The title's meaning in the story becomes clear, at some point, but it also works as a broader metaphor for the work I, and so many others who put out projections and make predictions, do. Put plainly, we are wading into a storm, attempting to predict the future while being unsure about the present. We are putting ourselves out there, and the downside is far greater in many ways than the upside. If you're in lock step agreement with the consensus, you get little credit for being right and only downside if everyone is wrong. Stray to a contradictory opinion, and the slings and arrows of outrageous fortune multiply - trust me, I've lived through it. Be contrarian, and your upside increases wildly, but if you fail, you can be done for. Having lived on the edge of disaster 4 times before this - Canada 2019, UK 2019, US 2020, Georgia 2021 - I'm probably more than a little lucky to only have one fuck up, and even then, I didn't get wiped out. Once again, I've been living on the edge, and I'm exhausted.

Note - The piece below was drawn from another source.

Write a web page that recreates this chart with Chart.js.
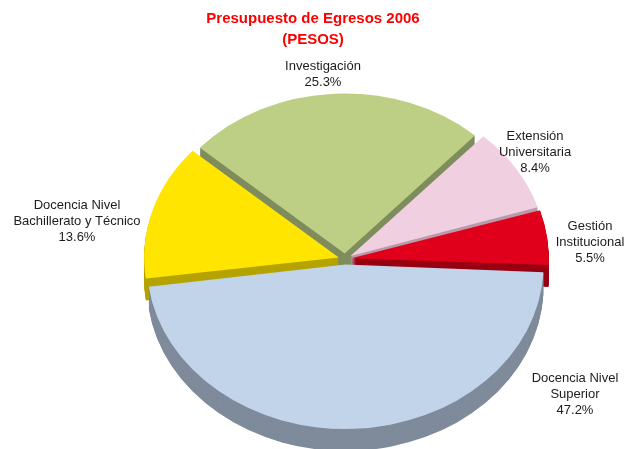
<!DOCTYPE html>
<html><head><meta charset="utf-8">
<script src="https://cdn.jsdelivr.net/npm/chart.js@4"></script>
<style>html,body{margin:0;background:#fff}canvas{display:block}</style>
</head><body>
<canvas id="egresosChart" width="626" height="449"></canvas>
<script>
const categories = ["Docencia Nivel Superior", "Docencia Nivel Bachillerato y Técnico", "Investigación", "Extensión Universitaria", "Gestión Institucional"];
const shares = [47.2, 13.6, 25.3, 8.4, 5.5];
const labelLines = [["Docencia Nivel", "Superior"], ["Docencia Nivel", "Bachillerato y Técnico"], ["Investigación"], ["Extensión", "Universitaria"], ["Gestión", "Institucional"]];
const topColors = ["#c2d4e9", "#ffe500", "#bccf84", "#f0cfe0", "#e0001b"];
const sideColors = ["#7f8b9b", "#b5a300", "#7f8c5c", "#b99aaa", "#980012"];
const labelSpots = [[575, 378], [77, 205], [323, 66], [535, 136], [590, 226]];

const font = "Arial, 'Liberation Sans', sans-serif";
const tilt = 0.83, depth = 22, center = { x: 345, y: 259 };

// squash the pie into an ellipse around the wanted centre
function tiltCtx(chart, dy) {
  const ctx = chart.ctx, arc = chart.getDatasetMeta(0).data[0];
  ctx.translate(center.x, center.y + dy);
  ctx.scale(1, tilt);
  ctx.translate(-arc.x, -arc.y);
}

const pie3d = {
  id: "pie3d",
  beforeDatasetsDraw(chart) {
    const ctx = chart.ctx, arcs = chart.getDatasetMeta(0).data;
    // stack darker copies of every slice underneath to fake the depth
    for (let d = depth; d > 0; d--) {
      ctx.save();
      tiltCtx(chart, d);
      arcs.forEach((arc, i) => {
        const side = Object.create(arc);
        side.options = Object.assign({}, arc.options, { backgroundColor: sideColors[i], borderColor: sideColors[i] });
        arc.draw.call(side, ctx);
      });
      ctx.restore();
    }
    ctx.save();
    tiltCtx(chart, 0);
  },
  afterDatasetsDraw(chart) {
    chart.ctx.restore();
  },
  afterDraw(chart) {
    const ctx = chart.ctx;
    ctx.save();
    ctx.font = "13px " + font;
    ctx.fillStyle = "#1c1c1c";
    ctx.textAlign = "center";
    ctx.textBaseline = "middle";
    labelLines.forEach((lines, i) => {
      const [x, y] = labelSpots[i];
      lines.concat(shares[i].toFixed(1) + "%").forEach((t, j) => ctx.fillText(t, x, y + j * 16));
    });
    ctx.restore();
  }
};

new Chart(document.getElementById("egresosChart"), {
  type: "pie",
  data: {
    labels: categories,
    datasets: [{ data: shares, backgroundColor: topColors, borderWidth: 0, offset: 26, radius: 193, clip: false }]
  },
  options: {
    responsive: false,
    animation: false,
    rotation: 92.5,
    events: [],
    plugins: {
      legend: { display: false },
      tooltip: { enabled: false },
      title: {
        display: true,
        text: ["Presupuesto de Egresos 2006", "(PESOS)"],
        color: "#ff0000",
        font: { family: font, size: 15, weight: "bold", lineHeight: 1.4 },
        padding: { top: 8, bottom: 0 }
      }
    }
  },
  plugins: [pie3d]
});
</script>
</body></html>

Thursday, I hit the wall with this election, the moment where I found myself broadly unable to write about this election or frankly care. I've managed to run on fumes for the last few days, but this campaign has been exhausting, and I'm burnt out. I don’t want to make it seem like this column has been actually been onerous to me - I write columns as a side gig, let’s save the whinging for people who actually do difficult jobs - but I am at the point where I have run out of fucks to give here. It’s going to be Trudeau, it’s going to be Trudeau because it was always gonna be Trudeau, and if you bought the hype you were wrong. Trudeau will lose a handful of seats in Ontario to the NDP (and maybe the Greens, in Kitchener), he might get a couple of Tory seats in the province back, and he will make a handful of gains west of there. Can he get burned by losses in Quebec? Highly unlikely, and I’m treating the Atlantic the way it should be - with a healthy dose of caution on the polls showing a close race.

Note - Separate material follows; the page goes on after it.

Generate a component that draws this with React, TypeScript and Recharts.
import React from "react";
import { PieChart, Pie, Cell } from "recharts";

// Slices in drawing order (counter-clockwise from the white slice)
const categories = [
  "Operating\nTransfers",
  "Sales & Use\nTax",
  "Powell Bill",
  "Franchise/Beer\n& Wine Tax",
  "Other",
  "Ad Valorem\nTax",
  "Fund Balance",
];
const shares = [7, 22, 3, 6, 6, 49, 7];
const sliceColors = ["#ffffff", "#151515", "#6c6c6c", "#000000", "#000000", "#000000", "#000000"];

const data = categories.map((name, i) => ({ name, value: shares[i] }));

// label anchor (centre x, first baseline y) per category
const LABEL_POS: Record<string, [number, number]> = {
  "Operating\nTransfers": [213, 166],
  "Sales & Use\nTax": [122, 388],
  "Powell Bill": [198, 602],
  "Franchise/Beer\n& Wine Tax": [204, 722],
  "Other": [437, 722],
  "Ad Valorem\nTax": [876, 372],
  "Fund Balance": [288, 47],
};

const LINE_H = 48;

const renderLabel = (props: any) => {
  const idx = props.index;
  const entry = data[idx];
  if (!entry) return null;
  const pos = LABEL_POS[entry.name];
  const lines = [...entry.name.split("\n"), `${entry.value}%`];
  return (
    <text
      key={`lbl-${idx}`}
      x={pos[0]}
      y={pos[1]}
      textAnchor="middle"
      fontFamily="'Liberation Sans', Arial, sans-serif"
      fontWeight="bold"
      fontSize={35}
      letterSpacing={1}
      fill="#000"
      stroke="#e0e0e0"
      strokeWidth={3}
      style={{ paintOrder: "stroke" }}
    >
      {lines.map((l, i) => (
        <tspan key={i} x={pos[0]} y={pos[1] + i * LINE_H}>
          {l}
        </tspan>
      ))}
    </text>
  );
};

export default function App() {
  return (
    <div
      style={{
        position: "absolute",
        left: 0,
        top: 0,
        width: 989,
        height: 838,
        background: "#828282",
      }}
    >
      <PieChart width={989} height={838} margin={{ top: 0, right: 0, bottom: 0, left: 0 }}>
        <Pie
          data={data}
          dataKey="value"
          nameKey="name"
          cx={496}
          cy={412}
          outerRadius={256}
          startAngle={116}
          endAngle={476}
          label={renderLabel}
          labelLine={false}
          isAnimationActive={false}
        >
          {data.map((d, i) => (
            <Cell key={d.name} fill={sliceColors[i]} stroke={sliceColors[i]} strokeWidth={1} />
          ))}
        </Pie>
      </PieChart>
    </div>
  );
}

Jeff Buckley’s Hallelujah is playing right now, and it is making me remember the last time I played it on a loop as I wrote an election preview - it was January of this year, and I was writing the Georgia runoff preview for my buddy’s site. That day, I admitted to finally feeling an amount of optimism, and I called my shot, that Democrats would win. Here, I’m doing the same thing. “I've done my best, I know it wasn't much”, to steal a phrase, but here we are.Justin Trudeau will remain Prime Minister, and the only question is majority or minority. There is no Tory path, and there never was.
Thank you Evan, for keeping us all sane through this rollercoaster ride. I'm discouraged that the stupid pollster at the debate caused the Bloc to "block" Trudeau's path to majority, but I'm happy that he's going to remain in power for at least a little while longer. If (and it's a big if) he gambles on a fourth term (I doubt it) perhaps he would be wiser to let the opposition parties pull the trigger next time instead? That's even assuming he's around as leader in 2023 or whatever. Best to just get through this election in one piece first. So many unknowns yet to be seen however the dust settles on Monday (perhaps through the end of the week), but you must feel good to have been vindicated that you were right all along. Hallelujah indeed.
Good luck on your book, by the way. I like the title. Was thinking it'd be a good one for Trudeau's eventual memoir, but now he'll have to come up with something else.
Take a breather Evan, and have a drink or two. You've earned it.